Working in London in the mid-1970s during the height of the IRA's bombing campaign, Hitchens also had his first taste of war reporting - a subject that would be the fuel of a great deal of his later journalism.

"The first breaking story I ever covered as a reporter was in Ulster. And the first time I saw any violence or any war was in my own country. "

He moved to the United States in the early 1980s. For some time, the popular image of Hitchens as the hard-drinking, heavy-smoking, swaggering, globetrotting journalist has rivalled the attention given to his journalistic output.

He still enjoys a drink - sipping on a scotch in the early evening, he claims "alcohol is a good friend but a bad master". He has cut down his daily intake, which he once wrote was enough "to kill or stun a small mule", and has quit smoking.

His views on the war in Iraq and his critiques of militant Islam keep him in demand from publishers.

For Hitchens, who believes the war in Iraq is not only a necessary undertaking but also a winnable venture, the stakes could not be higher.

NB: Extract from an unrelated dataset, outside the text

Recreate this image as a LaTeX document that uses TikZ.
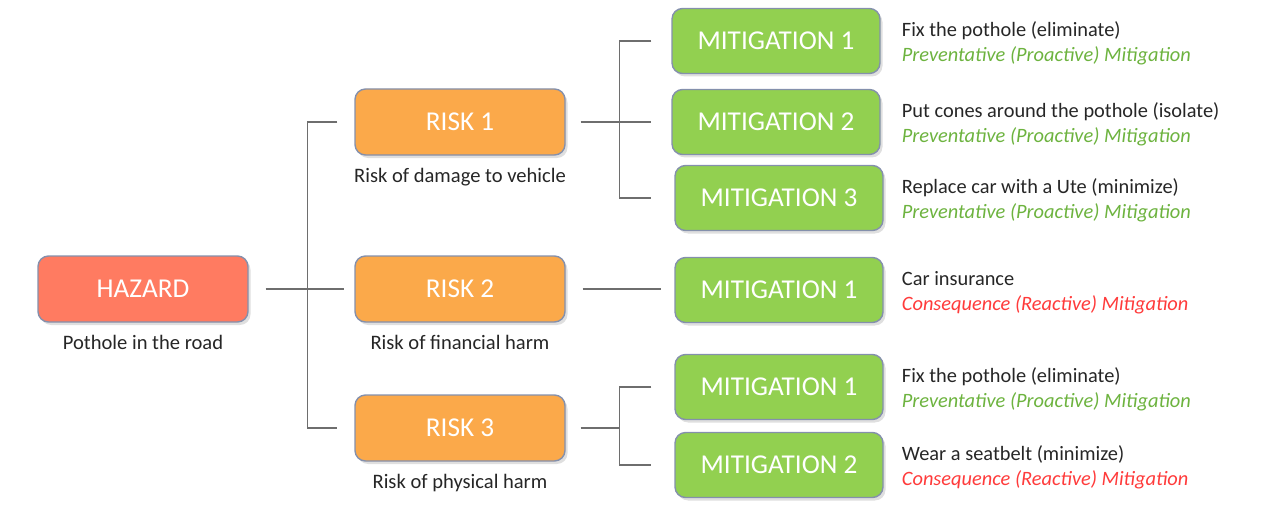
\documentclass[tikz,border=0pt]{standalone}
\usepackage{xcolor}
\usepackage{fontspec}
\setmainfont{Carlito}
\usepackage{tikz}
\usetikzlibrary{shapes, positioning, shadows, calc}
\definecolor{hazardred}{HTML}{FF7B61}
\definecolor{riskorange}{HTML}{FBA94A}
\definecolor{mitgreen}{HTML}{92D050}
\definecolor{boxedge}{HTML}{8490AC}
\definecolor{linkgray}{HTML}{6E6E6E}
\definecolor{proactgreen}{HTML}{6DB33F}
\definecolor{reactred}{HTML}{FF3B3B}
\definecolor{labeldark}{HTML}{262626}
\tikzset{
  basebox/.style={draw=boxedge, line width=0.8pt, rounded corners=6pt, minimum width=4.2cm, minimum height=1.32cm, align=center, text=white, font=\fontsize{15.5}{17}\selectfont, drop shadow={opacity=0.25, shadow xshift=0.05cm, shadow yshift=-0.06cm}},
  hazardbox/.style={basebox, fill=hazardred},
  riskbox/.style={basebox, fill=riskorange},
  mitbox/.style={basebox, fill=mitgreen, minimum width=4.16cm, minimum height=1.3cm},
  undertxt/.style={font=\fontsize{11.7}{13}\selectfont, text=labeldark},
  sidetxt/.style={font=\fontsize{11.6}{14.3}\selectfont, text=labeldark, align=left, anchor=west},
  link/.style={draw=linkgray, line width=0.6pt}
}
\newcommand{\proact}{\textcolor{proactgreen}{\itshape Preventative (Proactive) Mitigation}}
\newcommand{\react}{\textcolor{reactred}{\itshape Consequence (Reactive) Mitigation}}

\begin{document}
\begin{tikzpicture}
\useasboundingbox (0,0) rectangle (25.54,-10.28);

% ===== HAZARD =====
\node[hazardbox] (HZ) at (2.86, -5.78) {HAZARD};
\node[undertxt, below=0.12cm of HZ] (HZt) {Pothole in the road};

% ===== RISKS =====
\node[riskbox] (R1) at (9.20, -2.44) {RISK 1};
\node[riskbox] (R2) at (9.20, -5.78) {RISK 2};
\node[riskbox] (R3) at (9.20, -8.56) {RISK 3};
\node[undertxt, below=0.12cm of R1] (R1t) {Risk of damage to vehicle};
\node[undertxt, below=0.12cm of R2] (R2t) {Risk of financial harm};
\node[undertxt, below=0.12cm of R3] (R3t) {Risk of physical harm};

% ===== MITIGATIONS =====
\node[mitbox] (M11) at (15.52, -0.82) {MITIGATION 1};
\node[mitbox] (M12) at (15.52, -2.44) {MITIGATION 2};
\node[mitbox] (M13) at (15.58, -3.96) {MITIGATION 3};
\node[mitbox] (M21) at (15.58, -5.80) {MITIGATION 1};
\node[mitbox] (M31) at (15.58, -7.74) {MITIGATION 1};
\node[mitbox] (M32) at (15.58, -9.30) {MITIGATION 2};

\node[sidetxt] (M11t) at ([xshift=0.3cm, yshift=-0.05cm]M11.east) {Fix the pothole (eliminate)\\\proact};
\node[sidetxt] (M12t) at ([xshift=0.3cm, yshift=-0.05cm]M12.east) {Put cones around the pothole (isolate)\\\proact};
\node[sidetxt] (M13t) at ([xshift=0.24cm, yshift=-0.05cm]M13.east) {Replace car with a Ute (minimize)\\\proact};
\node[sidetxt] (M21t) at ([xshift=0.24cm, yshift=-0.05cm]M21.east) {Car insurance\\\react};
\node[sidetxt] (M31t) at ([xshift=0.24cm, yshift=-0.05cm]M31.east) {Fix the pothole (eliminate)\\\proact};
\node[sidetxt] (M32t) at ([xshift=0.24cm, yshift=-0.05cm]M32.east) {Wear a seatbelt (minimize)\\\react};

% ===== CONNECTORS =====
\coordinate (HB) at ([xshift=-0.94cm]R2.west);
\coordinate (RB1) at ([xshift=-1.04cm]M12.west);
\coordinate (RB3) at (RB1 |- R3.east);

\draw[link] ([xshift=0.34cm]HZ.east) -- ([xshift=-0.2cm]R2.west);
\draw[link] ([xshift=-0.34cm]R1.west) -| (HB) |- ([xshift=-0.34cm]R3.west);

\draw[link] ([xshift=0.3cm]R1.east) -- ([xshift=-0.4cm]M12.west);
\draw[link] ([xshift=-0.4cm]M11.west) -| (RB1) |- ([xshift=-0.46cm]M13.west);

\draw[link] ([xshift=0.34cm]R2.east) -- ([xshift=-0.26cm]M21.west |- R2.east);

\draw[link] ([xshift=0.3cm]R3.east) -- (RB3);
\draw[link] ([xshift=-0.46cm]M31.west) -| (RB3) |- ([xshift=-0.46cm]M32.west);

\end{tikzpicture}
\end{document}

He draws a rather gruesome picture of what he imagines will result from sectarian insurgents gaining control of the Middle East's keystone.

"The grandchildren [of today's insurgents] in Iraq will be able to afford a bandana, a semi-automatic weapon to guard a neighbourhood block - which will be nothing more than potholes, burning tyres, and puddles of rancid water ...

"Where the only cultural activities are going [to] the mosque, stoning women, attending the executions of rival Islamic sects - that will be life."

Later, Hitchens walks out towards the streets of Dupont Circle with a bounce in his step. The enemy is clear, the battle has begun.

"Those who advocate jihad, suicide, murder and Sharia law are considered just part of the mosaic of gorgeous diversity.

"Well, they're not - fundamentalists are the negation of diversity. Unless you say that not all positions are equally valuable, how do we condemn them?"